Strategic Intelligence for CFOs, Finance Directors, Controllers and Treasurers in Asia  | 
2012, Feb 09

One Billion People and Still No One to Hire

One Billion People and Still No One to Hire

by Angie Mak, 18 March 2010

As early as 2002, China was already suffering from a shortage of factory workers. “Before, people talked about China’s unlimited labour supply,” Zhang Juwei, deputy director of the Institute of Population & Labour Economics at Beijing’s Chinese Academy of Social Sciences, observed four years later. “We should revise that: China is facing a limited supply of labour.”

 
But the shortage eased last year as orders for Chinese-made goods dried up because of the global economic crisis, putting an estimated 25 million workers out of work, according to Hong Kong’s South China Morning Post. Now that a moderate recovery has begun in the U.S. and growth is quickening in emerging markets, however, China’s factories are again feeling the pinch.  
 
From textile and toy factories in the south to corporate headquarters and research labs in Shanghai and Beijing, businesses are finding that their number one challenge today is finding and keeping good workers. Hiring has become monumentally difficult, especially in the Pearl River Delta, and staff turnover rates have skyrocketed for several reasons.
 
It’s all a big headache for CFOs in China and those in Hong Kong, Taiwan, Korea, Singapore, Japan and other foreign companies that have manufacturing and other units in the mainland. They have already had to budget for higher wages after the 2008 Labour Contract Law came into force. It had caused a spike in labour costs by around 20% for many businesses, or at least those that fully adhere to the regulations.
 
With the latest shortage, finance managers are being forced to authorise even steeper raises. Some companies are claiming to have raised salaries by 30%, hoping to bring in more people. Is it working? A production executive at a printing business in Shenzhen, who has worked with staff development and production lines in China’s factories for a number of years, doesn’t think so.
 
“Those offers usually apply to seasonal jobs, not year-round ones,” he told CFO Innovation. “That’s why workers in the more remote provinces would rather stay in their home area, instead of coming out to Shenzhen or Dongguan.”
 
What Works
From his years managing factories in the mainland, this person has learned what works best in China when labour is short. The first recourse is to outsource part of production. “Even though all factories are short of staff now, there’s always a lull, when there are no orders of their own,” he points out. “If the manufacturing processes are the same, factories can offer to take some of the orders off other businesses’ hands.”
 
But there’s a strategy to choosing a partner factory, he warns. “We don’t work with anyone who can compete with us or steal our client.” That means either a smaller factory or one that doesn’t normally manufacture products in the same industry.

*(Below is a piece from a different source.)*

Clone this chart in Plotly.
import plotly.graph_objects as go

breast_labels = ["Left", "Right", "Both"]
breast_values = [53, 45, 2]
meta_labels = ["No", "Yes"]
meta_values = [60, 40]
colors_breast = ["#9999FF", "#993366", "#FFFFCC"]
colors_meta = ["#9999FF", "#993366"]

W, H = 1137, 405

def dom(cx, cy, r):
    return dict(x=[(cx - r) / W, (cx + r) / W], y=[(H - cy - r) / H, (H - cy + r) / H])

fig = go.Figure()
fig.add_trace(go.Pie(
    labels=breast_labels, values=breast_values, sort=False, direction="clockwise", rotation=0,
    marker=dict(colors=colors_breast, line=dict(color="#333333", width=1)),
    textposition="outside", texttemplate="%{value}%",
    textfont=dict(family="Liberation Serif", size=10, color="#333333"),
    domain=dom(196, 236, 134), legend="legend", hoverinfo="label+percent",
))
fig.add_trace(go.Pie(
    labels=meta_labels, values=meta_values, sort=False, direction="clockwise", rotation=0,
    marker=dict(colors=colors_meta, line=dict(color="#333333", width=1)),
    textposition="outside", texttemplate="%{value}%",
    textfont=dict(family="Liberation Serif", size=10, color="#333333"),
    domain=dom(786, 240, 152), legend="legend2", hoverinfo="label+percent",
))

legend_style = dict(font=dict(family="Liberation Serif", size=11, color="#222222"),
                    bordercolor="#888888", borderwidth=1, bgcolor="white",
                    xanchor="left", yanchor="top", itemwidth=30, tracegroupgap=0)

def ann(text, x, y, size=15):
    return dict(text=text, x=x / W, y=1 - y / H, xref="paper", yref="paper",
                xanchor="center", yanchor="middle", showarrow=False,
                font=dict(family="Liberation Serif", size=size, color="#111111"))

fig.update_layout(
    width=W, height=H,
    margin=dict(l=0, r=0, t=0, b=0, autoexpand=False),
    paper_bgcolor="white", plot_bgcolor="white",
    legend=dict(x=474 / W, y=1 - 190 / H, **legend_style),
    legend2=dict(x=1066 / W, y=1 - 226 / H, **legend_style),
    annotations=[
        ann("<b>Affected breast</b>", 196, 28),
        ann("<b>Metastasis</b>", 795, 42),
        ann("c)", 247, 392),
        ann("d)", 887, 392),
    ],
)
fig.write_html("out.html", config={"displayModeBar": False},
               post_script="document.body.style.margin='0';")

Then there are factories that exist purely to piggyback on other manufacturers’ orders, usually sweatshop-style establishments. “Those are unlikely to become competitors because they don’t have R&D or customer service departments, just production lines.”
 
How is the profit margin affected if part of the order is farmed out? “Of course, we’d still want to earn our usual 10-20% profit, but it’s likely that the cost of outsourcing part of the order means we don’t earn anything at all for that entire bill,” he says. “But this is what we need to do or else we’ll lose the customer to a competitor.”